Hey everyone,

I originally started this thread on the internal mailing list, but I should've shared it on the public list. There have been a few replies, so I'll try to summarize everything so far and we can continue discussion here. For those following the old thread, new stuff starts at "New Stuff!" below. Sorry for the mixup.

[snipped because mailman will refuse my mail]

The improvement over the ES plugin baseline (with spaces) is phenomenal. Recall doubled, and precision went up by a third. F0.5 is my preferred measure, but all these are waaaay better:

f0.5 f1 f2 recall prec

ES-sp 54.4% 47.4% 41.9% 39.0% 60.4%

ES-thr 69.5% 51.6% 41.1% 36.1% 90.3%

TC-lim 83.3% 83.3% 83.3% 83.4% 83.2%

New Stuff!

• Stas pointed out that it's surprising that Bulgarian is on the short list because it's so similar to Russian. Actually Bulgarian, Spanish, and Portuguese aren't great (40%-55% F0.5 score) but they weren't obviously actively causing problems, like French and Igbo were.

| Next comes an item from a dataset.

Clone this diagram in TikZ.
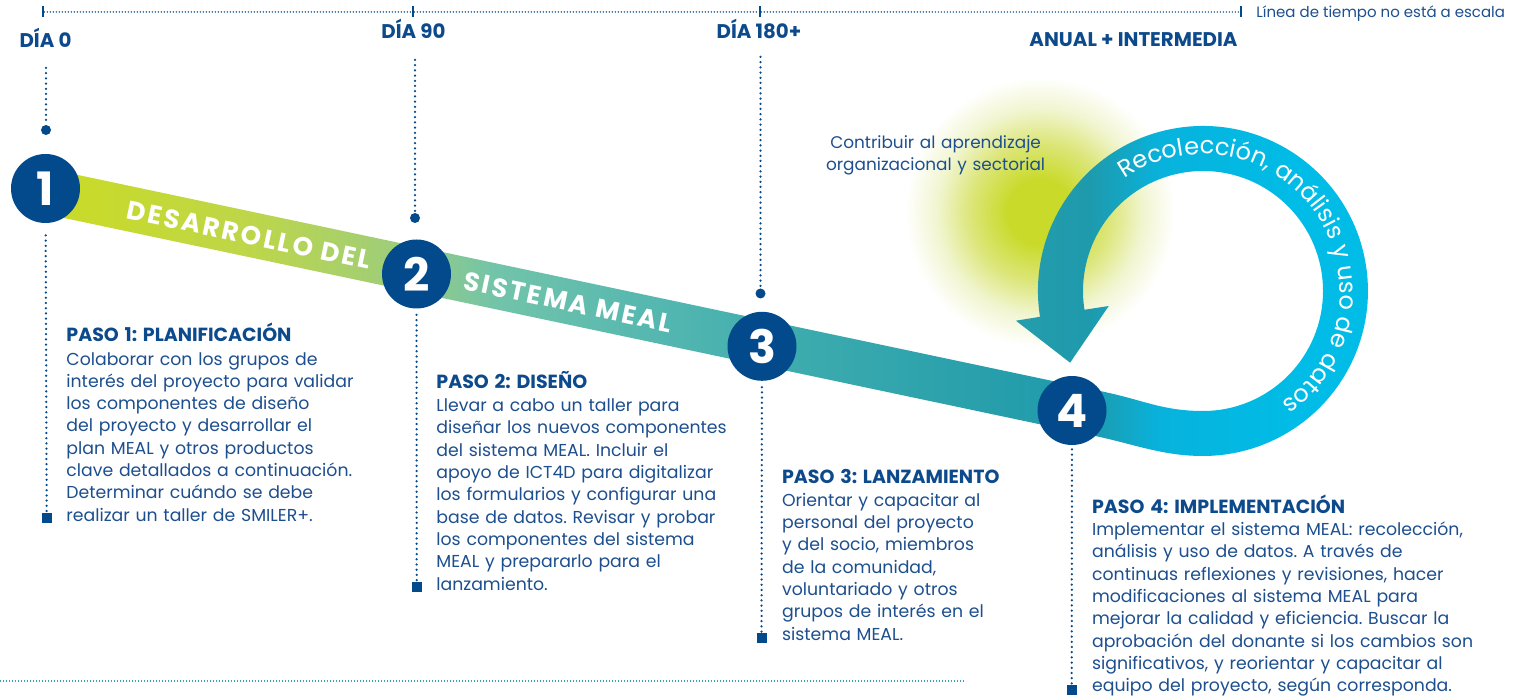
\documentclass[tikz,border=0pt]{standalone}
\usepackage{fontspec}
\setmainfont{Poppins}
\usetikzlibrary{decorations.text,calc}
\frenchspacing
\definecolor{navy}{HTML}{034A8D}
\definecolor{txtblue}{HTML}{1D4F8F}
\definecolor{hdblue}{HTML}{0D4A8B}
\definecolor{dotteal}{HTML}{35A6B6}
\definecolor{lime}{HTML}{C8DA2C}
\definecolor{bA}{HTML}{BDD64A}
\definecolor{bB}{HTML}{9DCD7C}
\definecolor{bC}{HTML}{72C4A9}
\definecolor{bD}{HTML}{57B8B0}
\definecolor{bE}{HTML}{3CABAE}
\definecolor{bF}{HTML}{269EAB}
\definecolor{bG}{HTML}{1E9AAD}
\definecolor{bH}{HTML}{07B3DD}
\definecolor{bI}{HTML}{00BCE6}
\definecolor{glowc}{HTML}{C9DA2A}
\definecolor{glowm}{HTML}{DCE67A}
\definecolor{glowl}{HTML}{F1F5CF}
\pgfdeclarehorizontalshading{bandshade}{100bp}{color(0bp)=(lime); color(27bp)=(lime); color(33bp)=(bA); color(38.5bp)=(bB); color(42bp)=(bC); color(47.6bp)=(bD); color(53.6bp)=(bE); color(61bp)=(bF); color(64.3bp)=(bG); color(67bp)=(bH); color(72bp)=(bI); color(100bp)=(bI)}
\pgfdeclareradialshading{glowshade}{\pgfpoint{0bp}{0bp}}{color(0bp)=(glowc); color(6bp)=(glowc); color(13bp)=(glowm); color(19bp)=(glowl); color(25bp)=(white); color(50bp)=(white)}
\newcommand{\stephead}[1]{{\fontsize{9.5}{11.15}\selectfont\bfseries\color{hdblue}#1}}
\begin{document}
\begin{tikzpicture}[x=0.5pt,y=-0.5pt,
  numcirc/.style={circle,fill=navy,minimum size=34.5pt,inner sep=0pt,text=white,font=\fontsize{23}{23}\selectfont\bfseries},
  vdot/.style={navy,line width=1.25pt,line cap=round,dash pattern=on 0pt off 2.6pt},
  tldot/.style={navy,line width=0.8pt,line cap=round,dash pattern=on 0pt off 1.5pt},
  botdot/.style={dotteal,line width=1.4pt,dash pattern=on 0.6pt off 0.9pt},
  topdot/.style={circle,fill=navy,minimum size=5pt,inner sep=0pt},
  sqr/.style={rectangle,fill=navy,minimum size=5pt,inner sep=0pt},
  tick/.style={rectangle,fill=navy,minimum width=0.9pt,minimum height=5.5pt,inner sep=0pt},
  daylbl/.style={anchor=base,text=hdblue,font=\fontsize{9.9}{11}\selectfont\bfseries,inner sep=0pt},
  stepbody/.style={anchor=base west,text width=240pt,align=left,inner sep=0pt,text=txtblue,font=\fontsize{8.65}{11.15}\selectfont},
  bandtxt/.style={text=white,rotate=-11.9,inner sep=0pt,font=\fontsize{13}{13}\selectfont\bfseries\addfontfeatures{LetterSpace=9.5}}
]
\useasboundingbox (0,0) rectangle (1517,699);
\fill[white] (0,0) rectangle (1517,699);

% glow
\path[shading=glowshade] (1040,212) circle[radius=135];

% timeline
\node[tick] (k0) at (43,12) {};
\node[tick] (k1) at (413,12) {};
\node[tick] (k2) at (760,12) {};
\node[tick] (k3) at (1241,12) {};
\draw[tldot] (k0) -- (k1) -- (k2) -- (k3);
\node[anchor=base west,inner sep=0pt,text=txtblue,font=\fontsize{7.5}{8}\selectfont] (scale) at (1256,17.5) {Línea de tiempo no está a escala};

\node[daylbl] (l0) at (45.5,47.5) {DÍA 0};
\node[daylbl] (l1) at (413.5,38.5) {DÍA 90};
\node[daylbl] (l2) at (759,38.5) {DÍA 180+};
\node[daylbl] (l3) at (1133.5,47) {ANUAL + INTERMEDIA};

% band
\path[shading=bandshade] (49.66,169) -- (1104.66,392) .. controls (1143.8,400.3) and (1163,411) .. (1203,411)
  arc[start angle=90,end angle=-189,radius=120]
  -- (1108.7,306.0) -- (1070.1,362.7) -- (1015.9,320.7) -- (1040,316.8)
  arc[start angle=-189,end angle=90,radius=165]
  .. controls (1163,456) and (1134.5,444.3) .. (1095.34,436) -- (40.34,213) -- cycle;

\coordinate (C) at (1203,291);
\path[decorate,decoration={text along path,text align=center,text color=white,
   text={|\fontsize{12}{14}\selectfont|Recolección, análisis y uso de datos}}]
   ($(C)+(-140:137)$) arc[start angle=-140,end angle=70,radius=137];

\node[bandtxt] (bt1) at (249,235) {DESARROLLO DEL};
\node[bandtxt] (bt2) at (568,302) {SISTEMA MEAL};

% vertical connectors
\coordinate (u1) at (46,68);
\coordinate (u2) at (415,60);
\coordinate (u3) at (760.5,57);
\node[topdot] (d1) at (46,130) {};
\node[topdot] (d2) at (415,218) {};
\node[topdot] (d3) at (760.5,293.5) {};
\draw[vdot] (u1) -- (d1);
\draw[vdot] (u2) -- (d2);
\draw[vdot] (u3) -- (d3);

\node[numcirc] (s1) at (45.5,188.5) {1};
\node[numcirc] (s2) at (416.5,274) {2};
\node[numcirc] (s3) at (762,346.3) {3};
\node[numcirc] (s4) at (1072,410.5) {4};

\node[sqr] (q1) at (46.7,518) {};
\node[sqr] (q2) at (416.7,587) {};
\node[sqr] (q3) at (761.5,637.7) {};
\node[sqr] (q4) at (1071.7,690) {};
\draw[vdot,shorten <=6pt] (s1) -- (q1);
\draw[vdot,shorten <=3pt] (s2) -- (q2);
\draw[vdot,shorten <=3pt] (s3) -- (q3);
\draw[vdot,shorten <=2pt] (s4) -- (q4);

% texts
\node[anchor=base,text width=150pt,align=center,inner sep=0pt,text=txtblue,font=\fontsize{8.45}{11.2}\selectfont] (contrib) at (935.6,148.3) {Contribuir al aprendizaje\\organizacional y sectorial};

\node[stepbody] (p1) at (66,341.7) {\stephead{PASO 1: PLANIFICACIÓN}\\[0.55pt]Colaborar con los grupos de\\interés del proyecto para validar\\los componentes de diseño\\del proyecto y desarrollar el\\plan MEAL y otros productos\\clave detallados a continuación.\\Determinar cuándo se debe\\realizar un taller de SMILER+.};

\node[stepbody] (p2) at (436,388.3) {\stephead{PASO 2: DISEÑO}\\[0.55pt]Llevar a cabo un taller para\\diseñar los nuevos componentes\\del sistema MEAL. Incluir el\\apoyo de ICT4D para digitalizar\\los formularios y configurar una\\base de datos. Revisar y probar\\los componentes del sistema\\MEAL y prepararlo para el\\lanzamiento.};

\node[stepbody] (p3) at (781.7,484) {\stephead{PASO 3: LANZAMIENTO}\\Orientar y capacitar al\\personal del proyecto\\y del socio, miembros\\de la comunidad,\\voluntariado y otros\\grupos de interés en el\\sistema MEAL.};

\node[stepbody] (p4) at (1091.7,513.3) {\stephead{PASO 4: IMPLEMENTACIÓN}\\Implementar el sistema MEAL: recolección,\\análisis y uso de datos. A través de\\continuas reflexiones y revisiones, hacer\\modificaciones al sistema MEAL para\\mejorar la calidad y eficiencia. Buscar la\\aprobación del donante si los cambios son\\significativos, y reorientar y capacitar al\\equipo del proyecto, según corresponda.};

% bottom dotted line
\coordinate (b0) at (0,681);
\coordinate (b1) at (965,681);
\draw[botdot] (b0) -- (b1);
\end{tikzpicture}
\end{document}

• I should have gone looking for newer implementations of TextCat, like David did. It is pretty simple code. But that also means that using and modifying another implementation or porting our own should be easy. The unknown n-gram penalty fix was pretty small—using the model size instead of the incoming sample size as the penalty. (more detail on that with my write up.)

• I'm not 100% sure whether using actual queries as training helped (I thought it would, which is why I did it), but the training data is still pretty messy, so depending on the exact training method, retraining Cybozu could be doable. The current ES plugin was a black box to me—I didn't even know it was Cybozu. Anyone know where the code lives, or want to volunteer to figure out how to retrain it? (Or, additionally, turning off the not-so-useful models within it for testing on enwiki.)

• I think it would make sense to set this up as something that can keep the models in memory. I don't know enough about our PHP architecture to know if you can init a plugin and then keep it in memory for the duration. Seems plausible though. A service of some sort (doesn't have to be Perl-based) would also work. We need to think through the architectural bits.